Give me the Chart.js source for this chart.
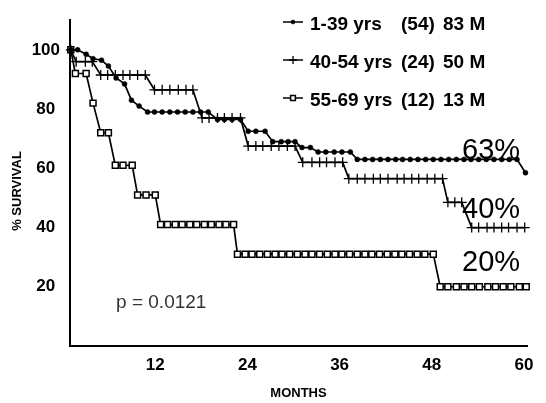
<!DOCTYPE html>
<html>
<head>
<meta charset="utf-8">
<script src="https://cdn.jsdelivr.net/npm/chart.js@4.4.1/dist/chart.umd.min.js"></script>
<style>
  html, body { margin: 0; padding: 0; background: #fff; }
  canvas { display: block; }
</style>
</head>
<body>
<canvas id="survivalChart" width="546" height="403"></canvas>
<script>
// Kaplan-Meier survival by age group
const ageGroups = ["1-39 yrs", "40-54 yrs", "55-69 yrs"];
const patientCounts = ["(54)", "(24)", "(12)"];
const medianSurvival = ["83 M", "50 M", "13 M"];
const fiveYearSurvival = [63, 40, 20];
const pValueText = "p = 0.0121";

const xTicks = [12, 24, 36, 48, 60];
const yTicks = [20, 40, 60, 80, 100];

// 1-39 yrs
const months1 = [1, 1.9, 3.0, 3.9, 5.0, 5.9, 6.9, 8.0, 8.9, 9.9,
  11.0, 11.9, 12.9, 13.9, 14.9, 15.9, 16.9, 17.9, 18.9,
  20.1, 21.0, 22.0, 23.1,
  24.1, 25.1, 26.3,
  27.3, 28.4, 29.3, 30.2,
  31.1, 32.2,
  33.2, 34.2, 35.3, 36.3, 37.4,
  38.3, 39.3, 40.3, 41.3, 42.3, 43.3, 44.2, 45.2, 46.2, 47.2, 48.2,
  49.2, 50.2, 51.2, 52.2, 53.1, 54.1, 55.1, 56.1, 57.1, 58.1, 59.1,
  60.2];
const survival1 = [100, 100, 98.5, 97, 96.5, 94.5, 90.5, 88.5, 83, 81,
  79, 79, 79, 79, 79, 79, 79, 79, 79,
  76.5, 76.5, 76.5, 76.5,
  72.5, 72.5, 72.5,
  69, 69, 69, 69,
  67, 67,
  65.5, 65.5, 65.5, 65.5, 65.5,
  63, 63, 63, 63, 63, 63, 63, 63, 63, 63, 63,
  63, 63, 63, 63, 63, 63, 63, 63, 63, 63, 63,
  58.5];

// 40-54 yrs
const months2 = [1, 1.7, 2.9, 3.8,
  4.9, 5.8, 6.8, 7.8, 8.7, 9.7, 10.7,
  11.9, 12.9, 13.9, 15.0, 16.0, 16.9,
  18.1, 19.0, 20.1, 21.0, 22.0, 23.1,
  24.1, 25.1, 26.0, 27.1, 28.1, 29.2, 30.2,
  31.2, 32.4, 33.4, 34.3, 35.4, 36.4,
  37.2, 38.3, 39.3, 40.4, 41.3, 42.3, 43.5, 44.4, 45.4, 46.3, 47.4, 48.4, 49.4,
  50.1, 51.0, 51.9,
  53.2, 54.1, 55.2, 56.1, 57.1, 58.0, 59.1, 60.1];
const survival2 = [100, 96, 96, 96,
  91.5, 91.5, 91.5, 91.5, 91.5, 91.5, 91.5,
  86.5, 86.5, 86.5, 86.5, 86.5, 86.5,
  77, 77, 77, 77, 77, 77,
  67.5, 67.5, 67.5, 67.5, 67.5, 67.5, 67.5,
  62, 62, 62, 62, 62, 62,
  56.5, 56.5, 56.5, 56.5, 56.5, 56.5, 56.5, 56.5, 56.5, 56.5, 56.5, 56.5, 56.5,
  48.5, 48.5, 48.5,
  40, 40, 40, 40, 40, 40, 40, 40];

// 55-69 yrs
const months3 = [1, 1.6, 3.0, 3.9, 4.9, 5.9, 6.8, 7.8, 9.0, 9.7, 10.8, 12.0,
  12.7, 13.6, 14.6, 15.5, 16.5, 17.4, 18.4, 19.3, 20.3, 21.2, 22.2,
  22.7, 23.7, 24.6, 25.6, 26.6, 27.6, 28.5, 29.5, 30.5, 31.5, 32.4, 33.4, 34.4,
  35.4, 36.3, 37.3, 38.3, 39.3, 40.2, 41.2, 42.2, 43.2, 44.1, 45.1, 46.1, 47.1, 48.2,
  49.1, 50.1, 51.2, 52.2, 53.2, 54.2, 55.3, 56.3, 57.3, 58.3, 59.4, 60.3];
const survival3 = [100, 92, 92, 82, 72, 72, 61, 61, 61, 51, 51, 51,
  41, 41, 41, 41, 41, 41, 41, 41, 41, 41, 41,
  31, 31, 31, 31, 31, 31, 31, 31, 31, 31, 31, 31, 31,
  31, 31, 31, 31, 31, 31, 31, 31, 31, 31, 31, 31, 31, 31,
  20, 20, 20, 20, 20, 20, 20, 20, 20, 20, 20, 20];

const FONT = '"Liberation Sans", Arial, Helvetica, sans-serif';

function toPoints(months, values) {
  return months.map((m, i) => ({ x: m, y: values[i] }));
}

// how far each 5-year label sits above its plateau
const labelLift = [0, 10, 16];

const annotations = {
  id: "annotations",
  afterDatasetsDraw(chart) {
    const ctx = chart.ctx;
    const xs = chart.scales.x;
    const ys = chart.scales.y;
    ctx.save();
    ctx.fillStyle = "#000";

    // percentages at 5 years
    ctx.font = "29px " + FONT;
    ctx.textAlign = "right";
    ctx.textBaseline = "alphabetic";
    fiveYearSurvival.forEach((v, i) => {
      ctx.fillText(v + "%", xs.getPixelForValue(59.5), ys.getPixelForValue(v) - labelLift[i]);
    });

    // log-rank p value
    ctx.font = "19px " + FONT;
    ctx.fillStyle = "#333";
    ctx.textAlign = "left";
    ctx.fillText(pValueText, xs.getPixelForValue(6.9), ys.getPixelForValue(12.7));

    // y axis title
    ctx.fillStyle = "#000";
    ctx.font = "bold 13px " + FONT;
    ctx.translate(17, 191);
    ctx.rotate(-Math.PI / 2);
    ctx.textAlign = "center";
    ctx.textBaseline = "middle";
    ctx.fillText("% SURVIVAL", 0, 0);
    ctx.restore();

    // key, top right
    ctx.save();
    chart.data.datasets.forEach((ds, i) => {
      const base = 30 + i * 38;
      const ly = base - 8;
      ctx.strokeStyle = "#000";
      ctx.lineWidth = 1.5;
      ctx.beginPath();
      ctx.moveTo(283, ly);
      ctx.lineTo(303, ly);
      ctx.stroke();
      ctx.fillStyle = ds.pointBackgroundColor;
      ctx.lineWidth = ds.pointBorderWidth;
      Chart.helpers.drawPoint(ctx, {
        pointStyle: ds.pointStyle,
        radius: ds.pointRadius * 0.8,
        borderWidth: ds.pointBorderWidth,
        rotation: 0
      }, 293, ly);

      ctx.fillStyle = "#000";
      ctx.font = "bold 19px " + FONT;
      ctx.textAlign = "left";
      ctx.textBaseline = "alphabetic";
      ctx.fillText(ageGroups[i], 310, base);
      ctx.fillText(patientCounts[i], 401, base);
      ctx.fillText(medianSurvival[i], 443, base);
    });
    ctx.restore();
  }
};

const ctx = document.getElementById("survivalChart").getContext("2d");
const survivalChart = new Chart(ctx, {
  type: "line",
  data: {
    datasets: [
      {
        label: ageGroups[0],
        data: toPoints(months1, survival1),
        borderColor: "#000",
        borderWidth: 1.7,
        pointStyle: "circle",
        pointRadius: 2.5,
        pointBackgroundColor: "#000",
        pointBorderColor: "#000",
        pointBorderWidth: 0.5,
        tension: 0,
        clip: false
      },
      {
        label: ageGroups[1],
        data: toPoints(months2, survival2),
        borderColor: "#000",
        borderWidth: 1.7,
        pointStyle: "cross",
        pointRadius: 5,
        pointBackgroundColor: "#000",
        pointBorderColor: "#000",
        pointBorderWidth: 1.3,
        tension: 0,
        clip: false
      },
      {
        label: ageGroups[2],
        data: toPoints(months3, survival3),
        borderColor: "#000",
        borderWidth: 1.7,
        pointStyle: "rect",
        pointRadius: 4.2,
        pointBackgroundColor: "#fff",
        pointBorderColor: "#000",
        pointBorderWidth: 1.5,
        tension: 0,
        clip: false
      }
    ]
  },
  options: {
    responsive: false,
    animation: false,
    layout: { padding: { top: 8, right: 19, left: 0, bottom: 0 } },
    plugins: {
      legend: { display: false },
      tooltip: { enabled: false }
    },
    scales: {
      x: {
        type: "linear",
        min: 0.9,
        max: 60.4,
        afterBuildTicks: function (scale) {
          scale.ticks = xTicks.map(v => ({ value: v }));
        },
        afterFit: function (scale) {
          scale.height = 57;
        },
        grid: { display: false, drawTicks: false },
        border: { display: true, color: "#000", width: 2 },
        ticks: {
          color: "#000",
          padding: 9,
          maxRotation: 0,
          font: { family: FONT, size: 17, weight: "bold" }
        },
        title: {
          display: true,
          text: "MONTHS",
          color: "#000",
          font: { family: FONT, size: 13, weight: "bold" },
          padding: { top: 0, bottom: 2 }
        }
      },
      y: {
        min: 0,
        max: 110,
        afterBuildTicks: function (scale) {
          scale.ticks = yTicks.map(v => ({ value: v }));
        },
        afterFit: function (scale) {
          scale.width = 70;
        },
        grid: { display: false, drawTicks: false },
        border: { display: true, color: "#000", width: 2 },
        ticks: {
          color: "#000",
          padding: 10,
          crossAlign: "center",
          font: { family: FONT, size: 17, weight: "bold" }
        }
      }
    }
  },
  plugins: [annotations]
});
</script>
</body>
</html>
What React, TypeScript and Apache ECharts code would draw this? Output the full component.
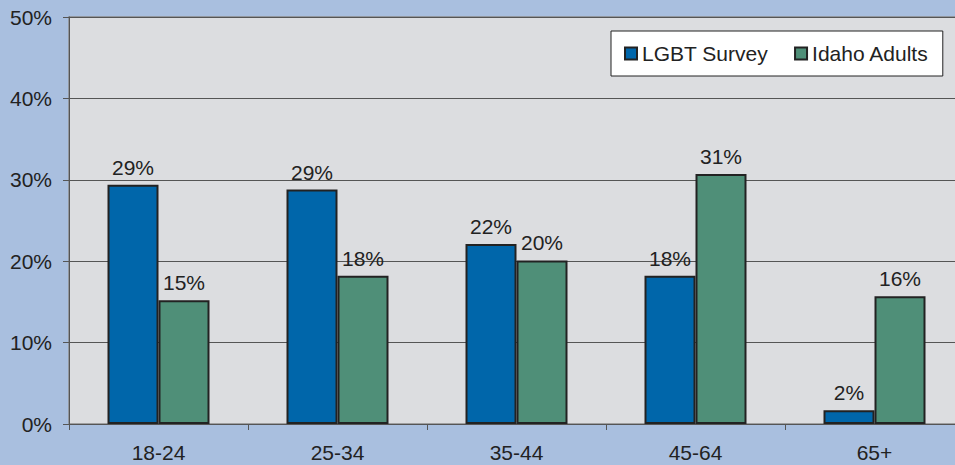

CHALLENGE: Write out exactly the opening lines of the data, stopping after the line that holds "const yTicks = [20, 40, 60, 80, 100];". Exclude pictures.

RESPONSE:
Give me the Chart.js source for this chart.
<!DOCTYPE html>
<html>
<head>
<meta charset="utf-8">
<script src="https://cdn.jsdelivr.net/npm/chart.js@4.4.1/dist/chart.umd.min.js"></script>
<style>
  html, body { margin: 0; padding: 0; background: #fff; }
  canvas { display: block; }
</style>
</head>
<body>
<canvas id="survivalChart" width="546" height="403"></canvas>
<script>
// Kaplan-Meier survival by age group
const ageGroups = ["1-39 yrs", "40-54 yrs", "55-69 yrs"];
const patientCounts = ["(54)", "(24)", "(12)"];
const medianSurvival = ["83 M", "50 M", "13 M"];
const fiveYearSurvival = [63, 40, 20];
const pValueText = "p = 0.0121";

const xTicks = [12, 24, 36, 48, 60];
const yTicks = [20, 40, 60, 80, 100];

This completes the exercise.